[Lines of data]
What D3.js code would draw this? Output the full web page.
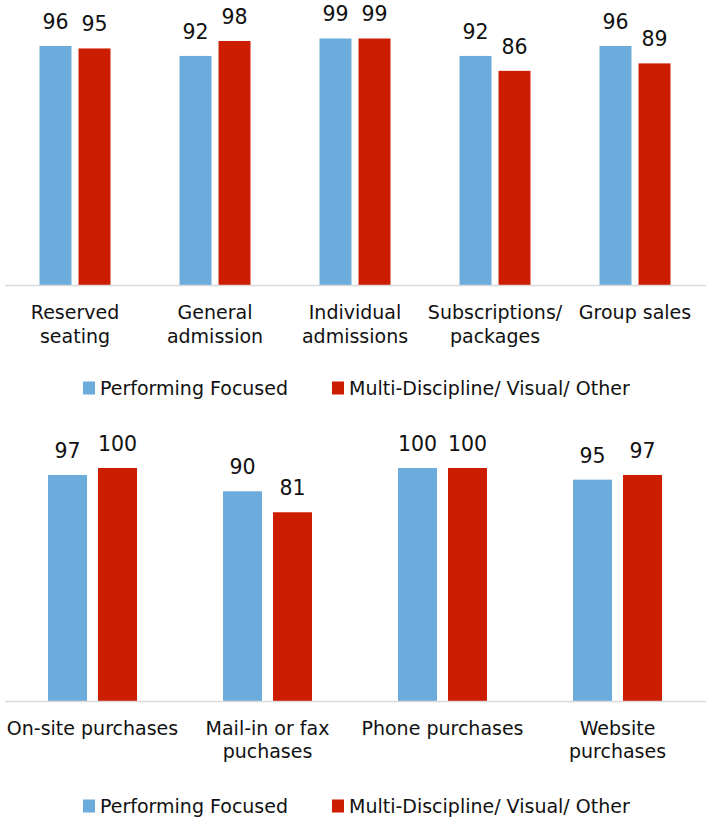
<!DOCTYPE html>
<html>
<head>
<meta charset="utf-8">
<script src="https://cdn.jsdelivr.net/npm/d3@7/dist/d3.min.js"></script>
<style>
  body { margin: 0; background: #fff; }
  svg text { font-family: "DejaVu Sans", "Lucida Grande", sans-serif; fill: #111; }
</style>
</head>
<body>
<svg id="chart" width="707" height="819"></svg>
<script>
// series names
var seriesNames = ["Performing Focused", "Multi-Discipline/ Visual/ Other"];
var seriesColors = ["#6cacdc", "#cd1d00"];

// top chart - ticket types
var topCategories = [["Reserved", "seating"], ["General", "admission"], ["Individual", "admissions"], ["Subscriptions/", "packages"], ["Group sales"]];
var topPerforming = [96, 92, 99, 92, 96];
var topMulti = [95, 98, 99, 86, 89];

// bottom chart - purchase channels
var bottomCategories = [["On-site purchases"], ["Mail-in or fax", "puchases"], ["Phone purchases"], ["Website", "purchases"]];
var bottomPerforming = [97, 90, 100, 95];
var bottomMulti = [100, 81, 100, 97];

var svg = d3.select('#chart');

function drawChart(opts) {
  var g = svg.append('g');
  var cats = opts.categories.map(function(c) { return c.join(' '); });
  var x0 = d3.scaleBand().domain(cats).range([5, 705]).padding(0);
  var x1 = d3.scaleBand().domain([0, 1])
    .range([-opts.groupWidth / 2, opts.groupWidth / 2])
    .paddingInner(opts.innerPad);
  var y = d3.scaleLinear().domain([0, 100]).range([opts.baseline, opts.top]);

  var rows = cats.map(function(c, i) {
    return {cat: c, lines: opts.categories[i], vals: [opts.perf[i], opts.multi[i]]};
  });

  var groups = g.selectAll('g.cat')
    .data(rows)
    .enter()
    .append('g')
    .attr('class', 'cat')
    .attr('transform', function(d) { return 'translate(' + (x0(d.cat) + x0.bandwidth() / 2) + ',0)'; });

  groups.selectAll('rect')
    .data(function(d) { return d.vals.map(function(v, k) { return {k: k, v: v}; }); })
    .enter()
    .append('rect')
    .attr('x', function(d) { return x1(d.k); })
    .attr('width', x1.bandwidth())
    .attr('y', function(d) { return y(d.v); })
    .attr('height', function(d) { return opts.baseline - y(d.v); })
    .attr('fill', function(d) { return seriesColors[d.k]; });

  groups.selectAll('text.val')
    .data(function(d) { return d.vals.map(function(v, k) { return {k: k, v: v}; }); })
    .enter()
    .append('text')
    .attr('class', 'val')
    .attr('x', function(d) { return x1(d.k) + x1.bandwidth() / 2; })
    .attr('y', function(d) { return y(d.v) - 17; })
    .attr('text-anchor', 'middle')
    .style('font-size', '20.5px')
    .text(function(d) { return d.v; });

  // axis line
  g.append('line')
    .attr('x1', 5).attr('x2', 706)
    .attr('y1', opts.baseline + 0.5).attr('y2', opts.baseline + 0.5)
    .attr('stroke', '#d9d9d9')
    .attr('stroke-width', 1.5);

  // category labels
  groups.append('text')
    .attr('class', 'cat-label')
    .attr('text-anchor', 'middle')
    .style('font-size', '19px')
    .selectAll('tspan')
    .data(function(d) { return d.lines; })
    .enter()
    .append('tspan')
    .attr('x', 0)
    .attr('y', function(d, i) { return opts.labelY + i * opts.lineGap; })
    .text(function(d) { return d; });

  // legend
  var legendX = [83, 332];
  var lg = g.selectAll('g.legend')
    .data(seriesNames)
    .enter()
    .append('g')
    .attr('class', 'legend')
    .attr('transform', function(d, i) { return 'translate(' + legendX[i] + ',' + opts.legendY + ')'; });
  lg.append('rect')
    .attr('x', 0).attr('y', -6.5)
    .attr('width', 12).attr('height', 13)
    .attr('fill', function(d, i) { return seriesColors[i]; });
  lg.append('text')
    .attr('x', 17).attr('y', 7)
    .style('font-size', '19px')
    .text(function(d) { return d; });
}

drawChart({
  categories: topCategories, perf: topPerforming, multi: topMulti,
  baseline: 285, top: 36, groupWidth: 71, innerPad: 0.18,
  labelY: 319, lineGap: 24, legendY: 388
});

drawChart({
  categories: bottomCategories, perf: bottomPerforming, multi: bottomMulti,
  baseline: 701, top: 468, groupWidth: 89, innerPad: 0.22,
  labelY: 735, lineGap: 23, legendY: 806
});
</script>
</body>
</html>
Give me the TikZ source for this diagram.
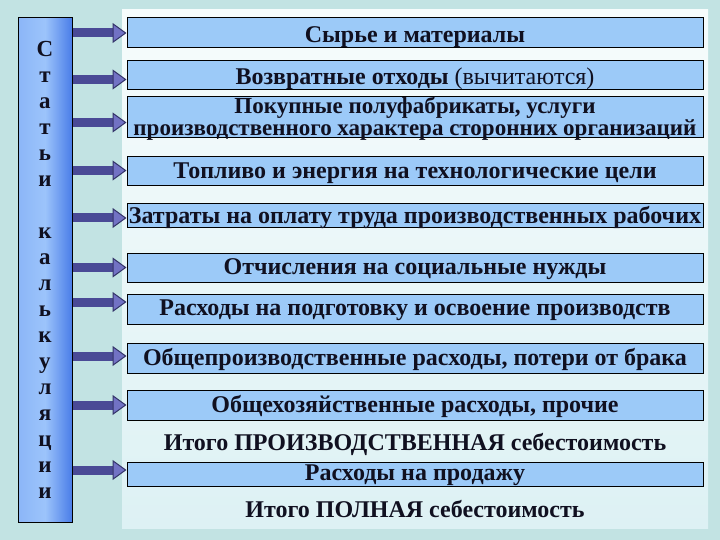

» **WHAT NEEDS TO BE DONE**
Copy out every line in the entries above that holds "this".

» **FINAL RESULT**
What D3.js code would draw this? Output the full web page.
Give me the TikZ source for this diagram.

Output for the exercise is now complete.